Most API breaches are not clever. They are the slow result of a few small habits that never quite got picked up. Here are five that pay for themselves many times over.
Treat every input as hostile
Assume that anything arriving from outside your system is wrong until proven otherwise. Validate types, lengths, and ranges right at the edge, and reject early. The goal is simple. Bad data should never reach the part of your code that trusts it.
Authenticate first, authorize second
Knowing who someone is and knowing what they are allowed to do are two different questions. Answer the first at the door, then check the second on every single action. Skipping that second step is how one account quietly becomes every account.

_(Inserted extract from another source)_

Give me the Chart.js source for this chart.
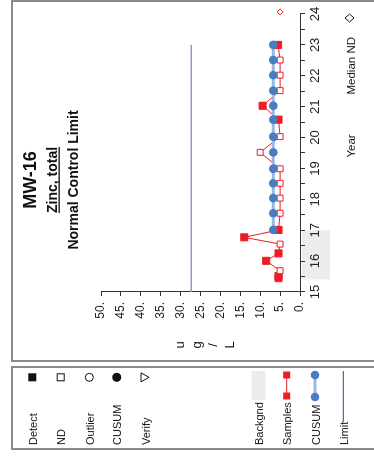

The cheapest security fix is always the one you build in before the first real user ever arrives.
Rate limit everything
A login form without a limit is an open invitation. Put sensible ceilings on requests per user and per address, and make them tighter on the routes that matter most. It costs almost nothing and shuts down a whole category of abuse.
Log enough to investigate
When something goes wrong, and one day it will, your logs are the only honest account of what happened. Record who did what and when, keep it tamper resistant, and never write secrets into it. Future you will be grateful.
Read your own API like an attacker
Once a quarter, sit down and try to break in. Look at your own endpoints the way someone with bad intent would. That one habit turns security from a one time checklist into something that keeps pace with how your product grows.